Eight Tips for Holiday Endurance

Eight Tips for Holiday Endurance

This holiday season, think preparation and preservation for a happier you.

The holiday season is in full swing. Baking cookies, buying presents, mailing greeting cards, decking the halls and attending parties—it’s constant flurry of activity and motion. For some, the end of the year creates unwanted anxiety and stress and for others, the holidays produce feelings of loneliness and despair.

To survive this time of year, think preparation and preservation says Julie Kugler-Bentley, LCSW-C, CEAP, RN, of Meritus Health’s Behavioral Health. Follow these eight tips for a more sane you:

1.Lower your expectations. If dysfunction runs in your family, don’t set the expectation that your holiday will resemble a Currier and Ives picture. “The normal family doesn’t exist,” says Julie. Set the bar low and accept your relatives’ behaviors as something you cannot change.

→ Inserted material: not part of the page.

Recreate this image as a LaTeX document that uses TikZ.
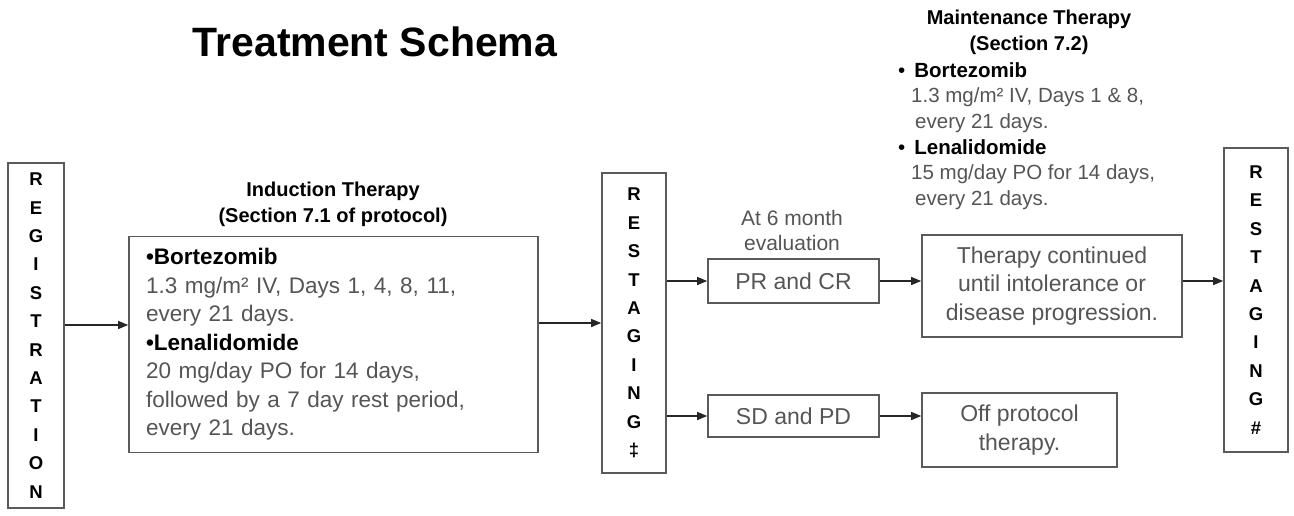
\documentclass[tikz,border=0pt]{standalone}
\usepackage{fontspec}
\setmainfont{Liberation Sans}
\usetikzlibrary{arrows.meta}

\definecolor{txtgray}{HTML}{555555}
\definecolor{boxgray}{HTML}{5A5A5A}

\begin{document}
\begin{tikzpicture}[x=1pt,y=-1pt,
    box/.style={draw=boxgray, line width=1.6pt, inner sep=0pt, align=center,
      text=txtgray, font=\fontsize{23}{28.3}\selectfont},
    letters/.style={box, text=black, font=\fontsize{18.5}{28.4}\selectfont\bfseries},
    head/.style={align=center, inner sep=0pt, font=\fontsize{20}{26}\selectfont\bfseries},
    arr/.style={-{Triangle[length=10pt,width=8pt]}, line width=1.3pt, draw=black!85}]

    \useasboundingbox (0,0) rectangle (1294,515);

    \node[font=\fontsize{41}{46}\selectfont\bfseries] (title) at (375,42) {Treatment Schema};

    % vertical boxes
    \node[letters, minimum width=56, minimum height=345] (reg) at (36,335.5)
        {R\\E\\G\\I\\S\\T\\R\\A\\T\\I\\O\\N};
    \node[letters, minimum width=64, minimum height=300] (rst1) at (634,323)
        {R\\E\\S\\T\\A\\G\\I\\N\\G\\‡};
    \node[letters, minimum width=64, minimum height=304] (rst2) at (1256,300)
        {R\\E\\S\\T\\A\\G\\I\\N\\G\\\#};

    % induction
    \node[head] (indhead) at (333,204) {Induction Therapy\\(Section 7.1 of protocol)};
    \node[box, minimum width=409, minimum height=216, text width=375, align=left,
          font=\fontsize{22.5}{28.5}\selectfont] (ind) at (333.5,344.5)
        {\textcolor{black}{\textbf{•Bortezomib}}\\
         1.3 mg/m² IV, Days 1, 4, 8, 11,\\
         every 21 days.\\
         \textcolor{black}{\textbf{•Lenalidomide}}\\
         20 mg/day PO for 14 days,\\
         followed by a 7 day rest period,\\
         every 21 days.};

    % evaluation
    \node[align=center, inner sep=0pt, text=txtgray, font=\fontsize{21}{25}\selectfont]
        (eval) at (792,230) {At 6 month\\evaluation};
    \node[box, minimum width=171, minimum height=44] (pr) at (793.5,281) {PR and CR};
    \node[box, minimum width=171, minimum height=42] (sd) at (793.5,416) {SD and PD};

    % maintenance
    \node[head] (mainthead) at (1029,32) {Maintenance Therapy\\(Section 7.2)};
    \node[anchor=west, align=left, inner sep=0pt, text=txtgray,
          font=\fontsize{20.5}{25.6}\selectfont] (maint) at (898,136)
        {\textcolor{black}{•\hspace*{9pt}\textbf{Bortezomib}}\\
         \hspace*{13pt}1.3 mg/m² IV, Days 1 \& 8,\\
         \hspace*{17pt}every 21 days.\\
         \textcolor{black}{•\hspace*{9pt}\textbf{Lenalidomide}}\\
         \hspace*{13pt}15 mg/day PO for 14 days,\\
         \hspace*{17pt}every 21 days.};
    \node[box, minimum width=260, minimum height=102] (ther) at (1052,286)
        {Therapy continued\\until intolerance or\\disease progression.};
    \node[box, minimum width=195, minimum height=74] (off) at (1019.5,430)
        {Off protocol\\therapy.};

    % connectors
    \coordinate (yreg) at (0,325);
    \draw[arr] (reg.east |- yreg) -- (ind.west |- yreg);
    \draw[arr] (ind.east |- rst1.west) -- (rst1.west);
    \draw[arr] (rst1.east |- pr.west) -- (pr.west);
    \draw[arr] (rst1.east |- sd.west) -- (sd.west);
    \draw[arr] (pr.east) -- (pr.east -| ther.west);
    \draw[arr] (sd.east) -- (sd.east -| off.west);
    \draw[arr] (ther.east |- pr.east) -- (rst2.west |- pr.east);
\end{tikzpicture}
\end{document}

2.Set a threshold for how much family face time you can tolerate. Stay in a hotel for extra breathing room or attend the holiday dinner and skip your aunt’s brunch. Is it OK to tell white lies? Yes, according to Julie. It’s fine to limit the holiday party to one hour because of another engagement—even if the engagement is a movie with your best friend.

3.Find your happy place. Look at what makes you happy during the holidays and carve out time to savor the season. Bake cookies, watch It’s a Wonderful Life or snuggle up next to the fire with a mug of hot chocolate and a good book. “Self-preservation is so important during the holidays,” says Julie.

4.Spread the love. Volunteer and help others in need during the holidays. How you treat others has a profound effect on self-esteem.

5.Get enough sleep. Skimping on sleep increases depression, ages your skin, makes you forgetful, boosts your appetite and may cause many more long-term health effects.

6.Watch how much alcohol you drink. Consuming too much alcohol can increase feelings of stress and depression. Drinking also packs on the pounds.

7.Gather your support team early. If you know December generates the blues for you, schedule a counseling session or ask a friend to be “on call” during the holidays in case you need support.

8. Think Charlie Brown and Linus. Do you hate the holidays because the season starts after Halloween? Does the over-commercialization, buy-your-spouse-a-Lexis wear you down? Remember, the true meaning of the holiday season is about reconnecting with family, friends and remembering the spirit of the season.